▶ [Given problem]: Line by line, repeat the data below exactly, beginning at the first line and ending at the line with "width=319pt, minimum height=121pt]". Omit pictures.
━━ Information supplied
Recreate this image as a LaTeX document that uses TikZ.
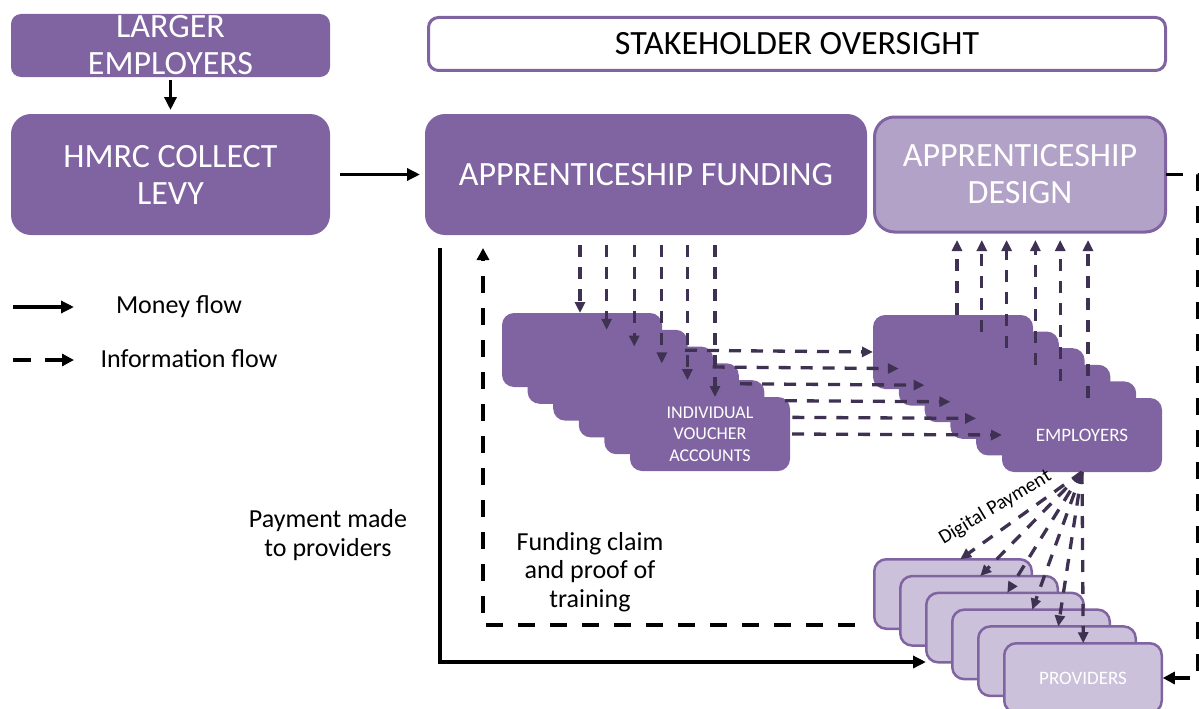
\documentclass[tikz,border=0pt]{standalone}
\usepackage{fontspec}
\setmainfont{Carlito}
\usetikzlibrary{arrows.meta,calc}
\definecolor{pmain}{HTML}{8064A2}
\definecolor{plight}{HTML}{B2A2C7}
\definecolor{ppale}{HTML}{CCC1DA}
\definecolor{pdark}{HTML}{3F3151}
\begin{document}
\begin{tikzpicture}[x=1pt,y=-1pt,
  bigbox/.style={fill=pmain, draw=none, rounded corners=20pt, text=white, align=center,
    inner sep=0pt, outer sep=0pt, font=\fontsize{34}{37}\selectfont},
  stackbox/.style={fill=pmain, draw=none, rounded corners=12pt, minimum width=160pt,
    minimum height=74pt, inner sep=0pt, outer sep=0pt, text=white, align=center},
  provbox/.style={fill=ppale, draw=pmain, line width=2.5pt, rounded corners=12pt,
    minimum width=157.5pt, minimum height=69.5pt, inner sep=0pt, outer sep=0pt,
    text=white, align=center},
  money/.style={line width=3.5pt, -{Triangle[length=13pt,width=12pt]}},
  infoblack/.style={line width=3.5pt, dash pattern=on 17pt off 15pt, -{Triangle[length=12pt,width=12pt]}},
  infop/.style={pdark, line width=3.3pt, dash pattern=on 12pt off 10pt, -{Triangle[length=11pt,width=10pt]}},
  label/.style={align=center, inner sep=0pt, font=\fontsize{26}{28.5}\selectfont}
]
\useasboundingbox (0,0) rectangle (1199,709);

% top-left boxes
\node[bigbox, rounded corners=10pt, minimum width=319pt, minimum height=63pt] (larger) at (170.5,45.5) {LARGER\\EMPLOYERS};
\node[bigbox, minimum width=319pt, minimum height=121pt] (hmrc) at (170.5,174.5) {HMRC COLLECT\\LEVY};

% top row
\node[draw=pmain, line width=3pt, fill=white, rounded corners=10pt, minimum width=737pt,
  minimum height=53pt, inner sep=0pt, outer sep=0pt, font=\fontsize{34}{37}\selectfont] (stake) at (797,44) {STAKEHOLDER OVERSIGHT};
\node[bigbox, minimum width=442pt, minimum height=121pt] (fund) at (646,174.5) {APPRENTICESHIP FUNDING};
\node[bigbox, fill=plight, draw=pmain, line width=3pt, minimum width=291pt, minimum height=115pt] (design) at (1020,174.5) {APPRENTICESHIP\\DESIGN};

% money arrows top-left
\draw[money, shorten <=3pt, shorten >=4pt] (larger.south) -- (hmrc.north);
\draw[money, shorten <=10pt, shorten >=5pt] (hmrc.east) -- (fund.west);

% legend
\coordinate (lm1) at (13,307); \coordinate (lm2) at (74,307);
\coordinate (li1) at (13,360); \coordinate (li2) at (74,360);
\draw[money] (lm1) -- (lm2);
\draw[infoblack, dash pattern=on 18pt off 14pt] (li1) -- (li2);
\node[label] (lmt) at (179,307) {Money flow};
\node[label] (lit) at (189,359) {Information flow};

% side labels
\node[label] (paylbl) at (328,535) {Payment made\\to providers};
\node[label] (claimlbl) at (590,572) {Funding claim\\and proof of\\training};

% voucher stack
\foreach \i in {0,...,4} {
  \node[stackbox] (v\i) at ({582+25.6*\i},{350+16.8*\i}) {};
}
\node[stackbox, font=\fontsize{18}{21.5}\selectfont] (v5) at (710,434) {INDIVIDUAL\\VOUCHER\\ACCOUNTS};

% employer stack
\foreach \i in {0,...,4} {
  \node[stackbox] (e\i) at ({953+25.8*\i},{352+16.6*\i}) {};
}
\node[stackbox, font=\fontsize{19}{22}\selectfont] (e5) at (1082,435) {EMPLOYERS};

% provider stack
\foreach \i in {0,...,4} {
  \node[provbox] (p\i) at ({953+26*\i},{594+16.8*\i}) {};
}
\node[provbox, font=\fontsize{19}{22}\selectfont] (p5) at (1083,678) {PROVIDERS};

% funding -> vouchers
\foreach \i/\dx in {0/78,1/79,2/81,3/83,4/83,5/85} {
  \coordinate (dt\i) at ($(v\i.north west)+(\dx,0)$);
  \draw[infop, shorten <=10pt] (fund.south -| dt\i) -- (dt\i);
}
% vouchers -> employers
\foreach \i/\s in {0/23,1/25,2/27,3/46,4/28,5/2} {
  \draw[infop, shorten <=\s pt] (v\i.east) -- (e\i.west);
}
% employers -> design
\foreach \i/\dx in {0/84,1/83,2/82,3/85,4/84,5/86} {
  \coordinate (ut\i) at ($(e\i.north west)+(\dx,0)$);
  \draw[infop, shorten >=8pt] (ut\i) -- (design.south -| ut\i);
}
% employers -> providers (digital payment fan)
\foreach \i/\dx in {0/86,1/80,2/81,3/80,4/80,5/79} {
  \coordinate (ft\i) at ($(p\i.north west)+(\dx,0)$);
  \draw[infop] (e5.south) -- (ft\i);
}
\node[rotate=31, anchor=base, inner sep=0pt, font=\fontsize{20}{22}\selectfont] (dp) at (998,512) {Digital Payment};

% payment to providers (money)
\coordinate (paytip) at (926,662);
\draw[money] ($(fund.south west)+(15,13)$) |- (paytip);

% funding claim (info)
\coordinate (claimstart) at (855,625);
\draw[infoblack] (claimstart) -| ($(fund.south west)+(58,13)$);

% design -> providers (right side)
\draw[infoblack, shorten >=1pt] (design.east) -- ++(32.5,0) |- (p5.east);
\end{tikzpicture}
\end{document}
━━━━
▶ [Expected answer]:
Recreate this image as a LaTeX document that uses TikZ.
\documentclass[tikz,border=0pt]{standalone}
\usepackage{fontspec}
\setmainfont{Carlito}
\usetikzlibrary{arrows.meta,calc}
\definecolor{pmain}{HTML}{8064A2}
\definecolor{plight}{HTML}{B2A2C7}
\definecolor{ppale}{HTML}{CCC1DA}
\definecolor{pdark}{HTML}{3F3151}
\begin{document}
\begin{tikzpicture}[x=1pt,y=-1pt,
  bigbox/.style={fill=pmain, draw=none, rounded corners=20pt, text=white, align=center,
    inner sep=0pt, outer sep=0pt, font=\fontsize{34}{37}\selectfont},
  stackbox/.style={fill=pmain, draw=none, rounded corners=12pt, minimum width=160pt,
    minimum height=74pt, inner sep=0pt, outer sep=0pt, text=white, align=center},
  provbox/.style={fill=ppale, draw=pmain, line width=2.5pt, rounded corners=12pt,
    minimum width=157.5pt, minimum height=69.5pt, inner sep=0pt, outer sep=0pt,
    text=white, align=center},
  money/.style={line width=3.5pt, -{Triangle[length=13pt,width=12pt]}},
  infoblack/.style={line width=3.5pt, dash pattern=on 17pt off 15pt, -{Triangle[length=12pt,width=12pt]}},
  infop/.style={pdark, line width=3.3pt, dash pattern=on 12pt off 10pt, -{Triangle[length=11pt,width=10pt]}},
  label/.style={align=center, inner sep=0pt, font=\fontsize{26}{28.5}\selectfont}
]
\useasboundingbox (0,0) rectangle (1199,709);

% top-left boxes
\node[bigbox, rounded corners=10pt, minimum width=319pt, minimum height=63pt] (larger) at (170.5,45.5) {LARGER\\EMPLOYERS};
\node[bigbox, minimum width=319pt, minimum height=121pt] (hmrc) at (170.5,174.5) {HMRC COLLECT\\LEVY};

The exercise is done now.